Retype, exactly as they stand, the lines from the start of the data to the line that contains "(causeT) at (395,300)", both ends included. Leave the pictures out.

********

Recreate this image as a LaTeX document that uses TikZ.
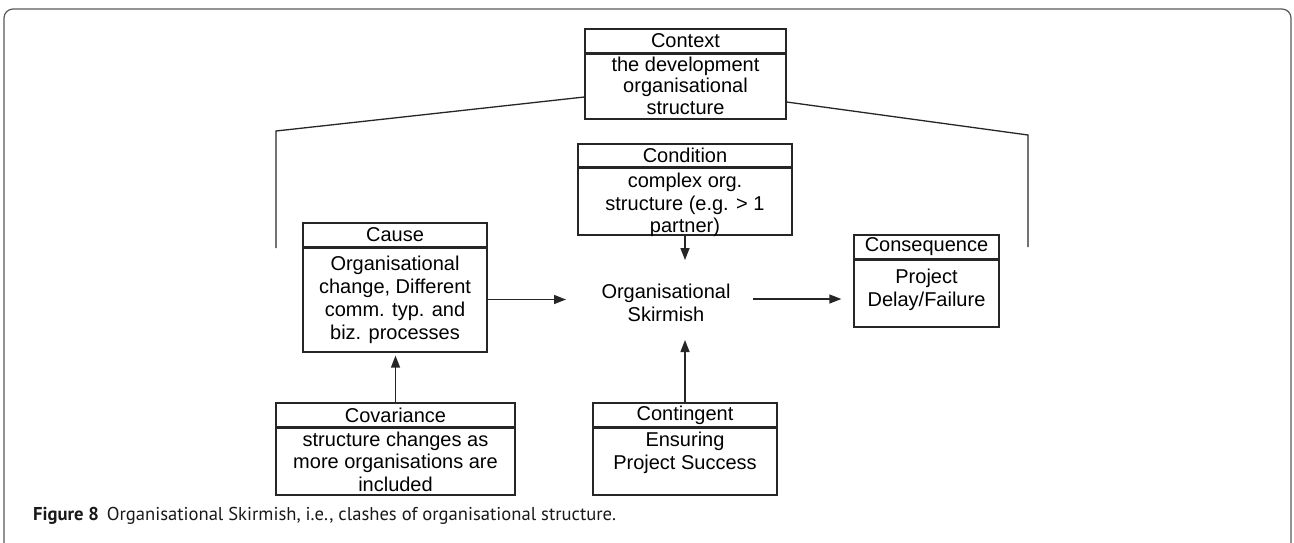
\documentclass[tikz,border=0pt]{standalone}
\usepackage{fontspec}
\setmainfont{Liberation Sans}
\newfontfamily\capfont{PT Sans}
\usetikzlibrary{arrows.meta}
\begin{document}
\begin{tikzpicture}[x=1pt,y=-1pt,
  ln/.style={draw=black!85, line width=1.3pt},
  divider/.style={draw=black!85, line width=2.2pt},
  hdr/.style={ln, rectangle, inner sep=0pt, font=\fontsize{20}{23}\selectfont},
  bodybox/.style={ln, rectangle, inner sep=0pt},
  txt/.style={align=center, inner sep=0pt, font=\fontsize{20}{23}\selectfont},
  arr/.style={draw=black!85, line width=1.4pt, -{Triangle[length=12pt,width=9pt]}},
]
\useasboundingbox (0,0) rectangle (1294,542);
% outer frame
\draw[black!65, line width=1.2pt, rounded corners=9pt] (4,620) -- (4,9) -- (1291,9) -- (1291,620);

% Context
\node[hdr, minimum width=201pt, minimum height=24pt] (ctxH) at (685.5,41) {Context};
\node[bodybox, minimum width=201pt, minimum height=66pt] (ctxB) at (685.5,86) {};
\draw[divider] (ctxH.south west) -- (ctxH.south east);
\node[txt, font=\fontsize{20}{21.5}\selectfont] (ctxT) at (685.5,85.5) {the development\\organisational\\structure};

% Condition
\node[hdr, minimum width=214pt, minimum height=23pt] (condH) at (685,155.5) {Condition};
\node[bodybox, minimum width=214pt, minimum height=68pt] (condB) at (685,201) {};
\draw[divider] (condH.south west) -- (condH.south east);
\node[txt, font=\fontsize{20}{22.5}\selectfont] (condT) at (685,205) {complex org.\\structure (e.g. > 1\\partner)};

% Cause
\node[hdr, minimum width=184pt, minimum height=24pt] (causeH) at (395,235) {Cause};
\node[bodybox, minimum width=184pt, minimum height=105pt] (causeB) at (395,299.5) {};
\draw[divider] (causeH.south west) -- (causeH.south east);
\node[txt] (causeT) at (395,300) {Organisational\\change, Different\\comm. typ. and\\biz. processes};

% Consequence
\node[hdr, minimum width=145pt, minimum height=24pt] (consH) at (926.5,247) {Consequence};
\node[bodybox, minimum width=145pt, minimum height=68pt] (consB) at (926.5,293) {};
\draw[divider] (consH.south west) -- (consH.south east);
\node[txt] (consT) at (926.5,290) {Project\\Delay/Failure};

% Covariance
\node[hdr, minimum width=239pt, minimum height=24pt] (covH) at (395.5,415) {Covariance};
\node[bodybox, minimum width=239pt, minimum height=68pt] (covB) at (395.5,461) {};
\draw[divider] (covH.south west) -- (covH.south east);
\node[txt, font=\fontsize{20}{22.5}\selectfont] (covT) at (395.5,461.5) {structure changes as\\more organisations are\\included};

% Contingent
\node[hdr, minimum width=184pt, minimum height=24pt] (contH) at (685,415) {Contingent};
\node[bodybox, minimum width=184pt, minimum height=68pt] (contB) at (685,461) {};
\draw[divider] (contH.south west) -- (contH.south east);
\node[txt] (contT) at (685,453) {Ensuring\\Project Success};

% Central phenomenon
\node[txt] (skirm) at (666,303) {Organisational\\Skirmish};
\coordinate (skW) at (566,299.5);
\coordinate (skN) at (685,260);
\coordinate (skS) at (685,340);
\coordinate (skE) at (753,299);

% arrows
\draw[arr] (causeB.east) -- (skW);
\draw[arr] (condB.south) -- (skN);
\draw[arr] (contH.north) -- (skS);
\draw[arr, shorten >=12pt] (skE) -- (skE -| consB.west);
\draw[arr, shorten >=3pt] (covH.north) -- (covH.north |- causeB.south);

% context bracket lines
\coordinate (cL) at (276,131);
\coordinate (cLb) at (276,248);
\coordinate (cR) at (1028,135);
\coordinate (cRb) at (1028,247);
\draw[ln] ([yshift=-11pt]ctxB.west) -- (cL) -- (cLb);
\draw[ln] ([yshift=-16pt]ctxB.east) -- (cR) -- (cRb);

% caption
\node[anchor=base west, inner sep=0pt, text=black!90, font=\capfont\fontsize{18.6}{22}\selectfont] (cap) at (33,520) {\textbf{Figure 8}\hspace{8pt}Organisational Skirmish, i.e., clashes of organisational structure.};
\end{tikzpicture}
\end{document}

********

• [Solution for this exercise]:
Recreate this image as a LaTeX document that uses TikZ.
\documentclass[tikz,border=0pt]{standalone}
\usepackage{fontspec}
\setmainfont{Liberation Sans}
\newfontfamily\capfont{PT Sans}
\usetikzlibrary{arrows.meta}
\begin{document}
\begin{tikzpicture}[x=1pt,y=-1pt,
  ln/.style={draw=black!85, line width=1.3pt},
  divider/.style={draw=black!85, line width=2.2pt},
  hdr/.style={ln, rectangle, inner sep=0pt, font=\fontsize{20}{23}\selectfont},
  bodybox/.style={ln, rectangle, inner sep=0pt},
  txt/.style={align=center, inner sep=0pt, font=\fontsize{20}{23}\selectfont},
  arr/.style={draw=black!85, line width=1.4pt, -{Triangle[length=12pt,width=9pt]}},
]
\useasboundingbox (0,0) rectangle (1294,542);
% outer frame
\draw[black!65, line width=1.2pt, rounded corners=9pt] (4,620) -- (4,9) -- (1291,9) -- (1291,620);

% Context
\node[hdr, minimum width=201pt, minimum height=24pt] (ctxH) at (685.5,41) {Context};
\node[bodybox, minimum width=201pt, minimum height=66pt] (ctxB) at (685.5,86) {};
\draw[divider] (ctxH.south west) -- (ctxH.south east);
\node[txt, font=\fontsize{20}{21.5}\selectfont] (ctxT) at (685.5,85.5) {the development\\organisational\\structure};

% Condition
\node[hdr, minimum width=214pt, minimum height=23pt] (condH) at (685,155.5) {Condition};
\node[bodybox, minimum width=214pt, minimum height=68pt] (condB) at (685,201) {};
\draw[divider] (condH.south west) -- (condH.south east);
\node[txt, font=\fontsize{20}{22.5}\selectfont] (condT) at (685,205) {complex org.\\structure (e.g. > 1\\partner)};

% Cause
\node[hdr, minimum width=184pt, minimum height=24pt] (causeH) at (395,235) {Cause};
\node[bodybox, minimum width=184pt, minimum height=105pt] (causeB) at (395,299.5) {};
\draw[divider] (causeH.south west) -- (causeH.south east);
\node[txt] (causeT) at (395,300) {Organisational\\change, Different\\comm. typ. and\\biz. processes};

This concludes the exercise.